> _Exercise_
Identify all lines of the data containing the string "matplotlib" and copy them.
[START OF Data section]
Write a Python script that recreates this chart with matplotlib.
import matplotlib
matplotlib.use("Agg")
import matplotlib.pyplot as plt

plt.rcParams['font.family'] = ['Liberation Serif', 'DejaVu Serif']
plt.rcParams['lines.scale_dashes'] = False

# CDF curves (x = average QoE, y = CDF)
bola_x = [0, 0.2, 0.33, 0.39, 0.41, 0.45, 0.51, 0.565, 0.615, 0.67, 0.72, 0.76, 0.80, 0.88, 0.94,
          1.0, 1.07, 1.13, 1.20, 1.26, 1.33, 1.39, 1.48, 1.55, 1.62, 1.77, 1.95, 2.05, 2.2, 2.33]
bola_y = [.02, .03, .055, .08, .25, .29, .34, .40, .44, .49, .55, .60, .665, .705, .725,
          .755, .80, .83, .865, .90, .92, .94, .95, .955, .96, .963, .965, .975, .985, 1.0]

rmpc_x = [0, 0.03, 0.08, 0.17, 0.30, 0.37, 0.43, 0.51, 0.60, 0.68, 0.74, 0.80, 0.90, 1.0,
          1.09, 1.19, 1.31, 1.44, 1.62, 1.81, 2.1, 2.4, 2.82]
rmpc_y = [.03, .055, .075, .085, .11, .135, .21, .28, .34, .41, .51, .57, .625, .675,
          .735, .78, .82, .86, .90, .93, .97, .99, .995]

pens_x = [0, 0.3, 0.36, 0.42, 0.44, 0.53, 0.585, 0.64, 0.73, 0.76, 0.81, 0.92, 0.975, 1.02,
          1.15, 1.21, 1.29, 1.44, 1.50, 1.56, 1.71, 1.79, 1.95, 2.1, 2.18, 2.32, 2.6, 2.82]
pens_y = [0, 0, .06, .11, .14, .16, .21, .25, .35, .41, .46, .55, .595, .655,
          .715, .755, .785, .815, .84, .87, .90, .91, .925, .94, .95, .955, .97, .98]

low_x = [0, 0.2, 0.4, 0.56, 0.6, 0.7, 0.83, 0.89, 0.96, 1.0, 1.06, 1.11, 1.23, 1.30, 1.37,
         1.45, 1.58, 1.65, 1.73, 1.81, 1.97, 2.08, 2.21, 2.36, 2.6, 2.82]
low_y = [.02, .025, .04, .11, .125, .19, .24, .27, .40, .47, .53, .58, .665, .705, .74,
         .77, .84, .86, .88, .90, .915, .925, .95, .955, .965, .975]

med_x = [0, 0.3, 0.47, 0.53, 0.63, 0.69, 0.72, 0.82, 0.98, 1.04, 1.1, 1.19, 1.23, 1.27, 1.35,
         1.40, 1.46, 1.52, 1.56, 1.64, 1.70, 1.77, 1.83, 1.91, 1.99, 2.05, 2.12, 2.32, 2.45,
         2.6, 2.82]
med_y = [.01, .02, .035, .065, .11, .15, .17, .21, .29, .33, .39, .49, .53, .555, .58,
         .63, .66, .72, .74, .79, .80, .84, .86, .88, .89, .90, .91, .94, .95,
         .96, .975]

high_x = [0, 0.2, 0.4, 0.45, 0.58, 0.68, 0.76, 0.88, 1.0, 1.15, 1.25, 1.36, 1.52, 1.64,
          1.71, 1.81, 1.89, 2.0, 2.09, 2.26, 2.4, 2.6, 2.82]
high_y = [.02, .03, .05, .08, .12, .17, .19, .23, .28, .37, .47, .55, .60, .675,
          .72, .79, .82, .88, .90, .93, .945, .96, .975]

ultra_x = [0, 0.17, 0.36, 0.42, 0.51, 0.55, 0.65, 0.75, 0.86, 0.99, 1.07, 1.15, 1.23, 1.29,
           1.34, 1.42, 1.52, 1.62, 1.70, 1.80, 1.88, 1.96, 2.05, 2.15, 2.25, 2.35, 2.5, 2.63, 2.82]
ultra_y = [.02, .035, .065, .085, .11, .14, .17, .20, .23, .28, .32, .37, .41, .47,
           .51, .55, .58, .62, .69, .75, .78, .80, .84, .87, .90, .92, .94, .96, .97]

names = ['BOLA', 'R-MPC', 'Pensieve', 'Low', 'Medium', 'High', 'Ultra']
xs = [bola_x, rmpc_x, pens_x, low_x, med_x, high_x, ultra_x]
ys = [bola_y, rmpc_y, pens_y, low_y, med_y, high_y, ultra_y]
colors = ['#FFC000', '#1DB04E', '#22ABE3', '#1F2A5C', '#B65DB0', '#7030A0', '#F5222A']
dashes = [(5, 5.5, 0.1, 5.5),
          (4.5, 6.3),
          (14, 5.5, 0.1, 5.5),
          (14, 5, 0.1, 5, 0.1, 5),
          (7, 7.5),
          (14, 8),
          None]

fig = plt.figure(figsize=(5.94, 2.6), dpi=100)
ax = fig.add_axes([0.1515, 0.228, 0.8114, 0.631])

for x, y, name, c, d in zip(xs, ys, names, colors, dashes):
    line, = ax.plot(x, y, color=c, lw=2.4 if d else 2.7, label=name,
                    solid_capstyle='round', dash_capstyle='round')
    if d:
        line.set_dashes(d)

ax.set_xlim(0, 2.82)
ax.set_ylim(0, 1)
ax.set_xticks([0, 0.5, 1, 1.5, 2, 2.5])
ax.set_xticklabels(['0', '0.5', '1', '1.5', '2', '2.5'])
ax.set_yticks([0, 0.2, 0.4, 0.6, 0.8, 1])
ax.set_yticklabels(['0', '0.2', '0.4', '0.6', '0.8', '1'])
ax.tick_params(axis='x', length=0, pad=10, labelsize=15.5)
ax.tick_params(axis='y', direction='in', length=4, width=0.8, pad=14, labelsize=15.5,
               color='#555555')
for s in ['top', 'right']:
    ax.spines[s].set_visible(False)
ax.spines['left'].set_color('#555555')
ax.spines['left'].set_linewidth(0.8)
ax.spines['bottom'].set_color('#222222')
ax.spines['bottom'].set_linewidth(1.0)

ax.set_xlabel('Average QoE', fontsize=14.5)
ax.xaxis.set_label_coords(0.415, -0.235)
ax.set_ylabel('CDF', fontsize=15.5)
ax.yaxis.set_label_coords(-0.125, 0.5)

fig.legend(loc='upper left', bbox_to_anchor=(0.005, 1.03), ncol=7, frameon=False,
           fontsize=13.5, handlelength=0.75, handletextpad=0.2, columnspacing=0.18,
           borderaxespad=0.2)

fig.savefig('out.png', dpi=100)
[END OF Data section]
> _Reply to the exercise_
Write a Python script that recreates this chart with matplotlib.
import matplotlib
matplotlib.use("Agg")
import matplotlib.pyplot as plt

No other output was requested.